Federal judge strikes down whole law, sez mandate is unconstitutional and cannot be severed from rest of law.

Maybe we’ll return to my crazy idea to pay for it out of taxes.

The problem is, though, that if the entire bill is struck down Humpty Dumpty isn’t going to be reassembled (let alone in a more pleasing form) for the foreseeable future. First, it’s likely to be be quite a while before we have 60th vote in the Senate as liberal as it was in early 2010 to go with a substantial Democratic House majority and a Democratic president. And, second, the new legislative coalition would have to be more liberal, as the most obvious way of buying off the vested interests without direct tax hikes is no longer available. So the Supreme Court striking down the ACA in its entirety would be very bad — as I suspect Duncan would agree, a decade or three more of the status quo in exchange for a slightly more rational bill isn’t a good tradeoff.

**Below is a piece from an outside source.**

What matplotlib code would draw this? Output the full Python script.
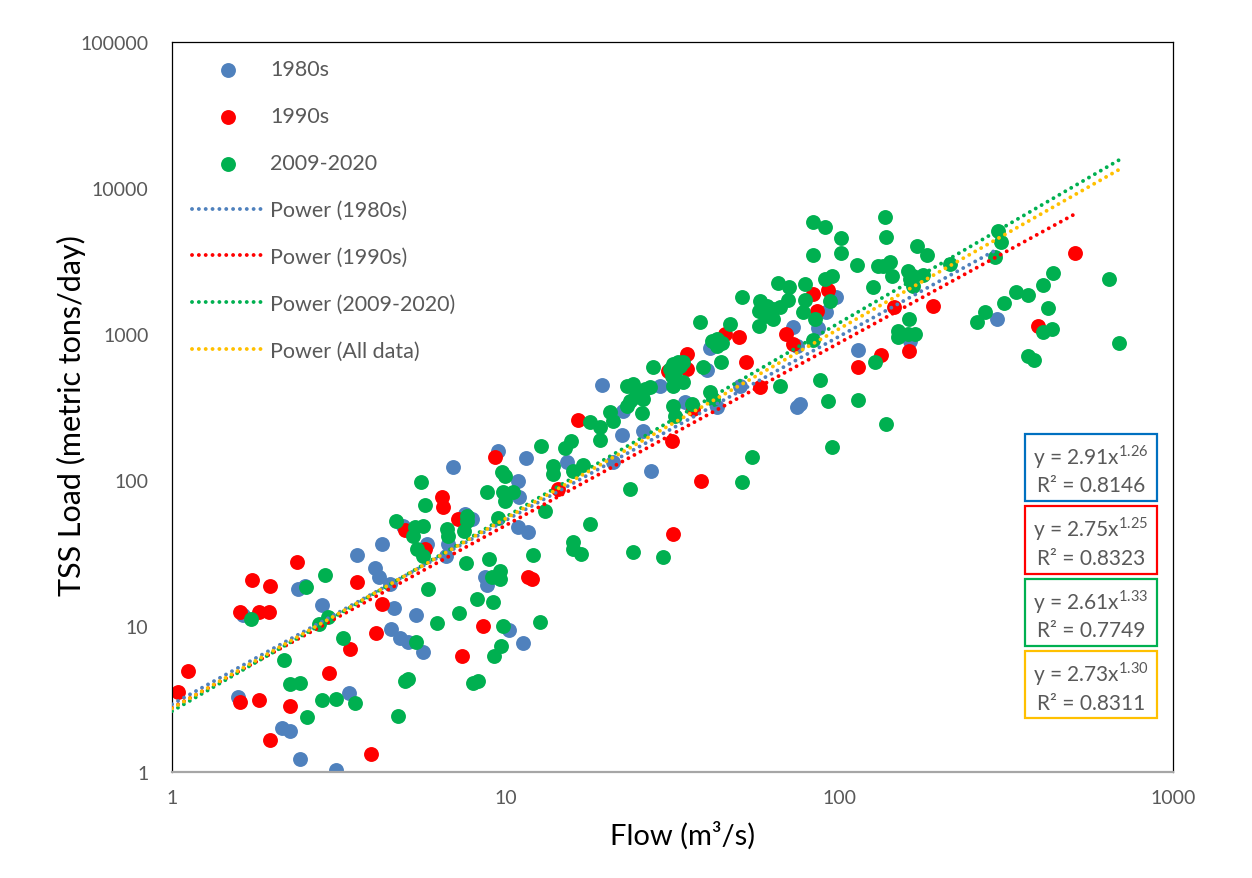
import numpy as np
import matplotlib.pyplot as plt
from matplotlib.patches import Rectangle

plt.rcParams['font.family'] = ['Lato', 'DejaVu Sans']

# ---- values (flow in m3/s, TSS load in metric tons/day) ----
flow_1980s = [3.58, 4.26, 4.06, 4.17, 2.39, 2.50, 2.82, 1.63, 1.58, 3.39, 2.14, 2.26, 2.42, 3.10,
              11.0, 10.9, 4.92, 5.81, 6.71, 6.62, 7.55, 7.93, 10.9, 11.7, 4.50, 8.67, 8.79,
              4.63, 5.39, 10.2, 4.53, 4.82, 5.10, 5.65, 11.3, 9.48, 11.5, 6.95, 15.3,
              41.0, 40.1, 29.0, 19.4, 22.5, 22.3, 25.8, 34.5, 43.0, 50.4, 21.0, 27.2,
              97.7, 91.2, 72.6, 86.3, 74.6, 163, 114, 76.2, 74.6, 297]
load_1980s = [30.6, 36.5, 24.9, 21.7, 17.9, 18.8, 13.9, 11.9, 3.26, 3.48, 2.00, 1.91, 1.23, 1.03,
              76.5, 98.4, 48.4, 36.5, 36.5, 30.1, 58.5, 54.1, 47.6, 44.0, 19.4, 21.7, 19.1,
              13.3, 11.9, 9.39, 9.53, 8.28, 7.77, 6.64, 7.65, 158, 141, 123, 133,
              802, 567, 440, 447, 297, 203, 217, 342, 316, 440, 133, 115,
              1792, 1415, 1117, 1099, 827, 895, 777, 332, 316, 1267]

flow_1990s = [2.37, 1.74, 1.97, 3.58, 1.60, 1.82, 1.95, 4.26, 4.09, 3.42, 1.12, 2.95, 1.04,
              1.60, 1.82, 2.26, 1.97, 3.95, 6.44, 6.49, 14.3, 4.99, 5.73, 7.19, 11.7, 12.0,
              8.55, 7.40, 38.5, 31.7, 16.5, 9.29, 45.4, 50.0, 34.9, 52.5, 34.9, 30.6, 36.4,
              57.8, 31.5, 83.4, 92.5, 85.7, 69.2, 72.6, 146, 191, 162, 133, 114, 508, 394]
load_1990s = [27.4, 20.7, 18.8, 20.0, 12.5, 12.5, 12.5, 14.2, 8.96, 6.96, 4.92, 4.76, 3.53,
              3.02, 3.11, 2.83, 1.66, 1.33, 76.5, 65.3, 86.8, 45.4, 33.7, 54.1, 21.7, 21.0,
              10.0, 6.23, 98.4, 42.7, 258, 144, 1000, 954, 729, 643, 576, 558, 306,
              433, 185, 1879, 2000, 1438, 1000, 855, 1531, 1556, 765, 718, 594, 3589, 1135]

flow_2009 = [2.52, 2.87, 1.72, 2.76, 2.93, 3.25, 2.17, 2.26, 2.42, 2.82, 3.10, 3.54, 2.54,
             5.57, 8.79, 9.82, 9.95, 10.5, 5.73, 13.1, 4.69, 5.35, 5.65, 5.27, 5.42, 5.65,
             6.67, 6.71, 7.66, 7.66, 7.50, 9.48, 12.1, 7.60, 8.91, 5.85, 9.10, 9.61, 9.61,
             8.20, 9.16, 7.25, 6.22, 9.82, 12.7, 5.39, 9.68, 9.22, 4.99, 5.10, 7.98, 8.26, 4.76,
             23.6, 51.1, 17.9, 15.9, 15.9, 16.8, 24.1, 29.6, 12.8, 15.1, 15.7, 13.9, 13.9, 15.9,
             9.75, 9.95, 65.5, 51.1, 57.8, 60.7, 57.4, 59.8, 63.2, 66.4, 63.2, 57.4, 38.2, 47.0,
             41.5, 43.0, 44.5, 43.0, 44.2, 27.6, 39.0, 31.7, 32.8, 31.1, 32.2, 33.3, 34.0, 31.5,
             34.0, 31.7, 23.1, 24.1, 27.1, 26.2, 25.3, 25.8, 24.4, 23.6, 23.1, 25.6, 20.5, 21.0,
             17.9, 19.2, 19.2, 31.7, 32.2, 36.2, 41.0, 41.8, 66.4, 17.1, 54.7,
             83.4, 90.6, 137, 101, 138, 83.4, 101, 171, 183, 113, 131, 142, 144, 135, 161, 166,
             178, 163, 166, 214, 70.6, 70.2, 78.9, 90.6, 95.0, 126, 93.7, 78.9, 77.8, 84.5,
             83.4, 162, 150, 150, 161, 169, 128, 87.5, 92.5, 114, 138, 95.0,
             299, 305, 293, 437, 643, 408, 338, 367, 311, 273, 258, 422, 408, 434, 689, 367, 383]
load_2009 = [18.5, 22.4, 11.2, 10.3, 11.5, 8.28, 5.85, 4.01, 4.07, 3.11, 3.16, 2.97, 2.38,
             96.9, 82.8, 82.8, 71.8, 82.8, 67.4, 61.3, 52.4, 47.6, 48.4, 41.3, 33.7, 30.1,
             46.2, 41.3, 56.7, 52.4, 44.7, 54.9, 30.6, 27.0, 28.8, 17.9, 21.7, 23.8, 21.0,
             15.3, 14.6, 12.3, 10.5, 10.0, 10.7, 7.77, 7.29, 6.23, 4.20, 4.33, 4.07, 4.20, 2.42,
             86.8, 96.9, 50.0, 37.6, 33.7, 31.1, 32.1, 29.7, 171, 166, 185, 125, 110, 115,
             113, 107, 2234, 1792, 1683, 1556, 1438, 1328, 1483, 1531, 1267, 1135, 1208, 1170,
             895, 924, 867, 827, 643, 594, 594, 623, 643, 576, 549, 604, 643, 516,
             469, 440, 440, 455, 433, 420, 376, 359, 370, 348, 321, 288, 292, 254,
             250, 231, 188, 321, 274, 332, 401, 359, 440, 127, 144,
             5848, 5408, 6326, 4546, 4615, 3475, 3589, 4009, 3475, 2971, 2924, 3112, 2496, 2924, 2702, 2496,
             2535, 2382, 2133, 3015, 2099, 1710, 2199, 2382, 2496, 2099, 1683, 1710, 1415, 1267,
             910, 1267, 1049, 954, 1000, 1000, 643, 484, 348, 353, 242, 168,
             5075, 4266, 3367, 2618, 2382, 2167, 1940, 1849, 1631, 1415, 1208, 1507, 1032, 1082, 867, 707, 663]

series_names = ["1980s", "1990s", "2009-2020"]
series_colors = ["#4F81BD", "#FF0000", "#00B050"]

# power trendlines y = a * x^b as printed on the chart
fit_names = ["Power (1980s)", "Power (1990s)", "Power (2009-2020)", "Power (All data)"]
fit_colors = ["#4F81BD", "#FF0000", "#00B050", "#FFC000"]
box_colors = ["#0070C0", "#FF0000", "#00B050", "#FFC000"]
fit_coef = [2.91, 2.75, 2.61, 2.73]
fit_exp = ["1.26", "1.25", "1.33", "1.30"]
fit_r2 = ["0.8146", "0.8323", "0.7749", "0.8311"]

x_ticks = [1, 10, 100, 1000]
y_ticks = [1, 10, 100, 1000, 10000, 100000]

gray = "#595959"

fig = plt.figure(figsize=(12.52, 8.79), dpi=100)
ax = fig.add_axes([0.1374, 0.1206, 0.7995, 0.8305])
ax.set_xscale("log")
ax.set_yscale("log")
ax.set_xlim(x_ticks[0], x_ticks[-1])
ax.set_ylim(y_ticks[0], y_ticks[-1])

flows = [flow_1980s, flow_1990s, flow_2009]
loads = [load_1980s, load_1990s, load_2009]

handles = []
for f, l, name, c in zip(flows, loads, series_names, series_colors):
    h = ax.scatter(f, l, s=115, color=c, linewidths=0, zorder=2, label=name)
    handles.append(h)

# trendlines start at the axis minimum and run to each series' largest flow
all_flow = flow_1980s + flow_1990s + flow_2009
fit_max = [max(flow_1980s), max(flow_1990s), max(flow_2009), max(all_flow)]
dot = (0, (0.01, 1.75))
for a, b, xmax, name, c in zip(fit_coef, fit_exp, fit_max, fit_names, fit_colors):
    xx = np.geomspace(x_ticks[0], xmax, 300)
    ln, = ax.plot(xx, a * xx ** float(b), color=c, lw=2.8, linestyle=dot,
                  dash_capstyle="round", zorder=3, label=name)
    handles.append(ln)

leg = ax.legend(handles=handles, loc="upper left", bbox_to_anchor=(0.011, 0.988),
                borderaxespad=0, frameon=False, fontsize=15.5, labelcolor=gray,
                handlelength=3.4, handletextpad=0.25, labelspacing=1.25, scatterpoints=1)

# equation boxes
box_w, box_h, box_step = 0.132, 0.0918, 0.0993
box_left, box_top = 0.852, 0.4630
for i in range(4):
    top = box_top - i * box_step
    ax.add_patch(Rectangle((box_left, top - box_h), box_w, box_h, transform=ax.transAxes,
                           facecolor="white", edgecolor=box_colors[i], lw=1.6, zorder=5))
    cx = box_left + box_w / 2
    ax.text(cx, top - 0.030, r"y = %.2fx$^{\mathregular{%s}}$" % (fit_coef[i], fit_exp[i]),
            transform=ax.transAxes, ha="center", va="center", fontsize=15, color=gray, zorder=6)
    ax.text(cx, top - 0.070, "R² = " + fit_r2[i], transform=ax.transAxes,
            ha="center", va="center", fontsize=15, color=gray, zorder=6)

ax.set_xticks(x_ticks)
ax.set_xticklabels([str(t) for t in x_ticks])
ax.set_yticks(y_ticks)
ax.set_yticklabels([str(t) for t in y_ticks])
ax.minorticks_off()
ax.tick_params(axis="both", which="both", length=0, labelsize=14, labelcolor=gray)
ax.tick_params(axis="x", pad=12)
ax.tick_params(axis="y", pad=17)

ax.set_xlabel("Flow (m³/s)", fontsize=21)
ax.set_ylabel("TSS Load (metric tons/day)", fontsize=22)
ax.xaxis.set_label_coords(0.51, -0.066)
ax.yaxis.set_label_coords(-0.086, 0.49)

for side in ["top", "left", "right"]:
    ax.spines[side].set_color("black")
    ax.spines[side].set_linewidth(0.9)
ax.spines["bottom"].set_color("#A6A6A6")
ax.spines["bottom"].set_linewidth(1.6)

fig.savefig("out.png", dpi=100)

If the mandate is eliminated without severance, though, that’s a different story. As long as the pre-existing conditions ban remains in place (and it would be nearly impossible politically to get rid of it), vested interests would be intensely interested in finding a fix for the mandate, so you wouldn’t need a similarly liberal legislative coalition. I’d buy a conservatives-should-be-careful-what-they-wish-for in that case, but not if the whole ACA is struck down.

*UPDATE: Atrios is not, in fact, optimistic.